* DATA LINES
____________

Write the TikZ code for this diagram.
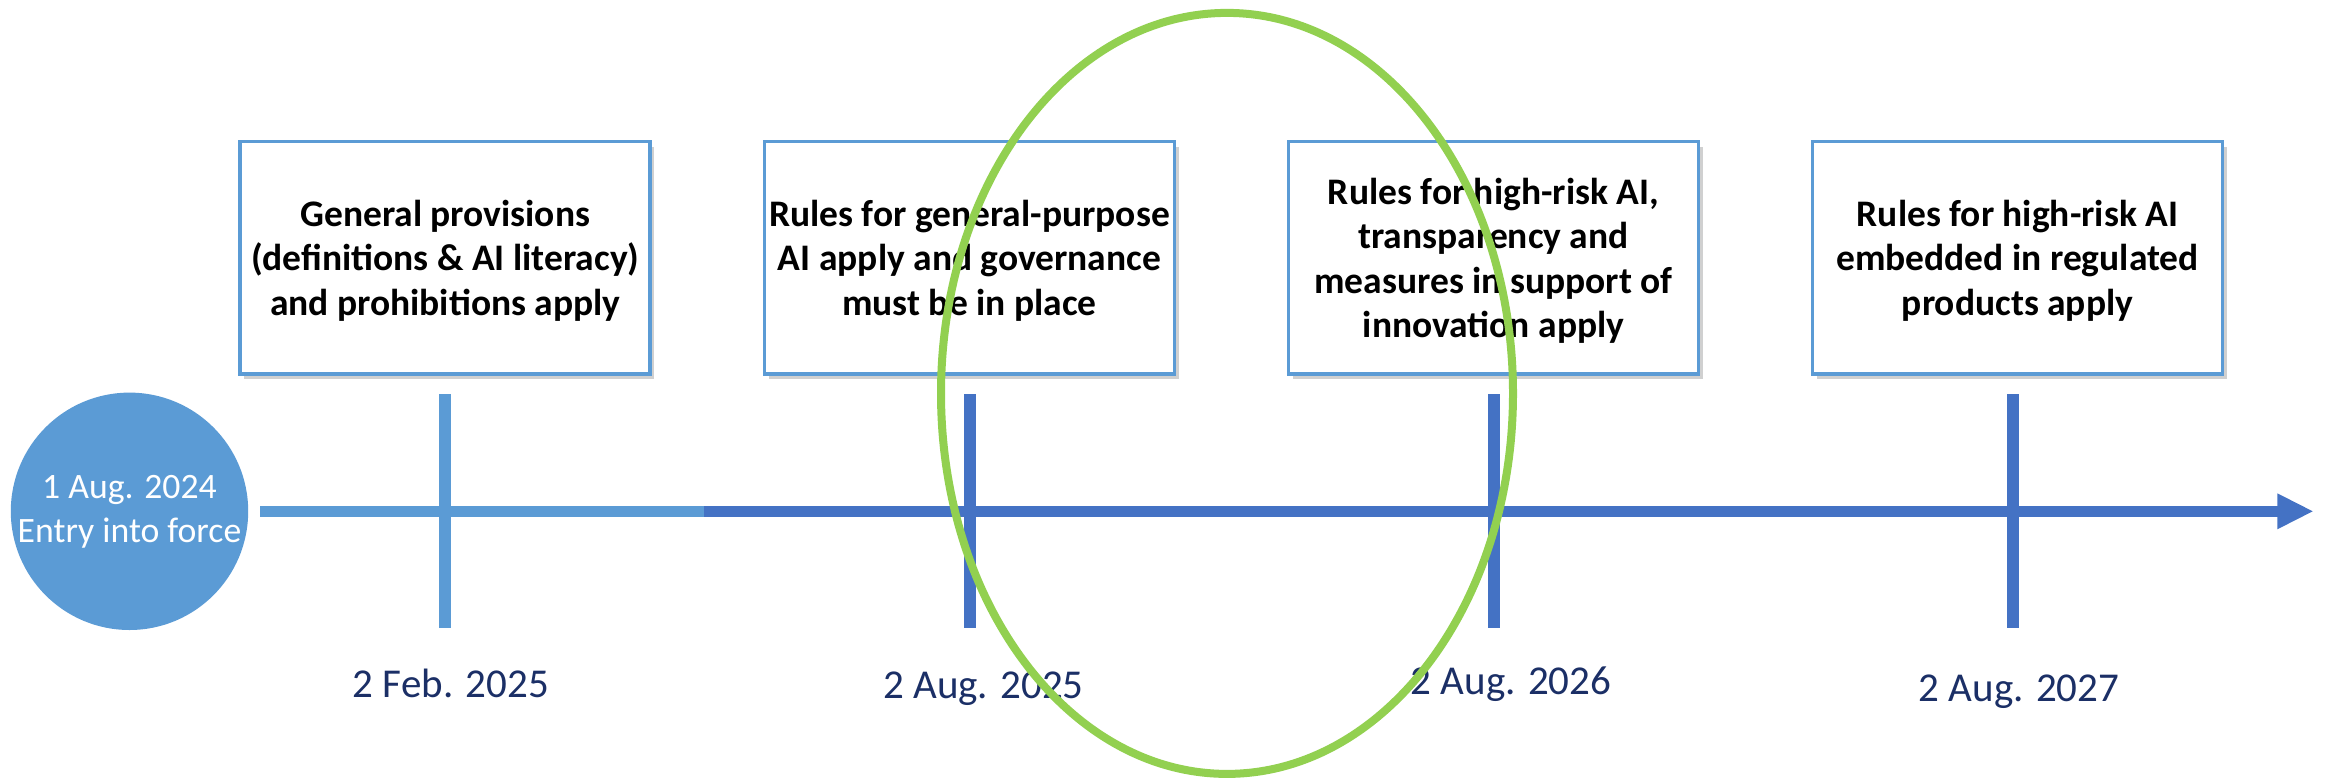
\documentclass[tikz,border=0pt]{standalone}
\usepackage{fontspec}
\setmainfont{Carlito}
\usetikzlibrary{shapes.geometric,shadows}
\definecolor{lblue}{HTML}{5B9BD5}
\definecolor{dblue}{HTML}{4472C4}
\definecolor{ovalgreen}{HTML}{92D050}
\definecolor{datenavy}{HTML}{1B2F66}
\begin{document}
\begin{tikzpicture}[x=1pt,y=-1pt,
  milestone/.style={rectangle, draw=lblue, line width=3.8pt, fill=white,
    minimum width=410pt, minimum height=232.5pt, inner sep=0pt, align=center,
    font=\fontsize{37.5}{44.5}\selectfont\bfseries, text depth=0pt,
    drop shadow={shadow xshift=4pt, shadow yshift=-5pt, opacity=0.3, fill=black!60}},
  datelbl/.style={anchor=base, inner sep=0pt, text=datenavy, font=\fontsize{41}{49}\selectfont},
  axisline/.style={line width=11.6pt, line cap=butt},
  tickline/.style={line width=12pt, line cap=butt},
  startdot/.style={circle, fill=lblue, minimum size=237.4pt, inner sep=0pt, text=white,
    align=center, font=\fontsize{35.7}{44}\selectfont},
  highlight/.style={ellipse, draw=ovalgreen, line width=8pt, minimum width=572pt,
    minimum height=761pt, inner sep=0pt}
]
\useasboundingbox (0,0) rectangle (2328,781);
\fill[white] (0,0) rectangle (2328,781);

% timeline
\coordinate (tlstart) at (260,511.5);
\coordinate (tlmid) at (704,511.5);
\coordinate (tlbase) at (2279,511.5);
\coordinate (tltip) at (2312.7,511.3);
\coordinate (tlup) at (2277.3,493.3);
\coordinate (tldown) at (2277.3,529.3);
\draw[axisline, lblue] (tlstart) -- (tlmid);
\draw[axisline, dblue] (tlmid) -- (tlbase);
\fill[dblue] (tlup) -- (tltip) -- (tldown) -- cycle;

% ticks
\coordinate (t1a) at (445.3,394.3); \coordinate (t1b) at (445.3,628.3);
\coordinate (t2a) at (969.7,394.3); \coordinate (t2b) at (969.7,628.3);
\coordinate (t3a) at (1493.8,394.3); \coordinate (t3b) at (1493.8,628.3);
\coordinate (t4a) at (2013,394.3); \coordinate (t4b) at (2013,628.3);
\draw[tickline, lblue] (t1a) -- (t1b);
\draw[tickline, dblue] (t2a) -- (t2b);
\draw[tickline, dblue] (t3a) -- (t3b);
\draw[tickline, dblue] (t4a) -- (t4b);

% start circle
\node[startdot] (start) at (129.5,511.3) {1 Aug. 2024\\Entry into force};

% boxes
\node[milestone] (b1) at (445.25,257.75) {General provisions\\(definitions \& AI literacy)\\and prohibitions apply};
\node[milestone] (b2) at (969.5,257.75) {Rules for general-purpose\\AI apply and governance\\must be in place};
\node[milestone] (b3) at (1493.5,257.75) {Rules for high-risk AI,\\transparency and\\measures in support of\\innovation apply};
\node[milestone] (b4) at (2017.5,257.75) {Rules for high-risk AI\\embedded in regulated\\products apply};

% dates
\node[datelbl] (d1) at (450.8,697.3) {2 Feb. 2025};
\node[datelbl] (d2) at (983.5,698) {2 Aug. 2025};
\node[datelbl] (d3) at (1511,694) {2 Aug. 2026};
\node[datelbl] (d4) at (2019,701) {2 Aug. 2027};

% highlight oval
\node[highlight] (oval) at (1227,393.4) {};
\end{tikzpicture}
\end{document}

____________

Transcribe each line above verbatim, with the pictures left out.

Write the TikZ code for this diagram.
\documentclass[tikz,border=0pt]{standalone}
\usepackage{fontspec}
\setmainfont{Carlito}
\usetikzlibrary{shapes.geometric,shadows}
\definecolor{lblue}{HTML}{5B9BD5}
\definecolor{dblue}{HTML}{4472C4}
\definecolor{ovalgreen}{HTML}{92D050}
\definecolor{datenavy}{HTML}{1B2F66}
\begin{document}
\begin{tikzpicture}[x=1pt,y=-1pt,
  milestone/.style={rectangle, draw=lblue, line width=3.8pt, fill=white,
    minimum width=410pt, minimum height=232.5pt, inner sep=0pt, align=center,
    font=\fontsize{37.5}{44.5}\selectfont\bfseries, text depth=0pt,
    drop shadow={shadow xshift=4pt, shadow yshift=-5pt, opacity=0.3, fill=black!60}},
  datelbl/.style={anchor=base, inner sep=0pt, text=datenavy, font=\fontsize{41}{49}\selectfont},
  axisline/.style={line width=11.6pt, line cap=butt},
  tickline/.style={line width=12pt, line cap=butt},
  startdot/.style={circle, fill=lblue, minimum size=237.4pt, inner sep=0pt, text=white,
    align=center, font=\fontsize{35.7}{44}\selectfont},
  highlight/.style={ellipse, draw=ovalgreen, line width=8pt, minimum width=572pt,
    minimum height=761pt, inner sep=0pt}
]
\useasboundingbox (0,0) rectangle (2328,781);
\fill[white] (0,0) rectangle (2328,781);

% timeline
\coordinate (tlstart) at (260,511.5);
\coordinate (tlmid) at (704,511.5);
\coordinate (tlbase) at (2279,511.5);
\coordinate (tltip) at (2312.7,511.3);
\coordinate (tlup) at (2277.3,493.3);
\coordinate (tldown) at (2277.3,529.3);
\draw[axisline, lblue] (tlstart) -- (tlmid);
\draw[axisline, dblue] (tlmid) -- (tlbase);
\fill[dblue] (tlup) -- (tltip) -- (tldown) -- cycle;

% ticks
\coordinate (t1a) at (445.3,394.3); \coordinate (t1b) at (445.3,628.3);
\coordinate (t2a) at (969.7,394.3); \coordinate (t2b) at (969.7,628.3);
\coordinate (t3a) at (1493.8,394.3); \coordinate (t3b) at (1493.8,628.3);
\coordinate (t4a) at (2013,394.3); \coordinate (t4b) at (2013,628.3);
\draw[tickline, lblue] (t1a) -- (t1b);
\draw[tickline, dblue] (t2a) -- (t2b);
\draw[tickline, dblue] (t3a) -- (t3b);
\draw[tickline, dblue] (t4a) -- (t4b);

% start circle
\node[startdot] (start) at (129.5,511.3) {1 Aug. 2024\\Entry into force};

% boxes
\node[milestone] (b1) at (445.25,257.75) {General provisions\\(definitions \& AI literacy)\\and prohibitions apply};
\node[milestone] (b2) at (969.5,257.75) {Rules for general-purpose\\AI apply and governance\\must be in place};
\node[milestone] (b3) at (1493.5,257.75) {Rules for high-risk AI,\\transparency and\\measures in support of\\innovation apply};
\node[milestone] (b4) at (2017.5,257.75) {Rules for high-risk AI\\embedded in regulated\\products apply};

% dates
\node[datelbl] (d1) at (450.8,697.3) {2 Feb. 2025};
\node[datelbl] (d2) at (983.5,698) {2 Aug. 2025};
\node[datelbl] (d3) at (1511,694) {2 Aug. 2026};
\node[datelbl] (d4) at (2019,701) {2 Aug. 2027};

% highlight oval
\node[highlight] (oval) at (1227,393.4) {};
\end{tikzpicture}
\end{document}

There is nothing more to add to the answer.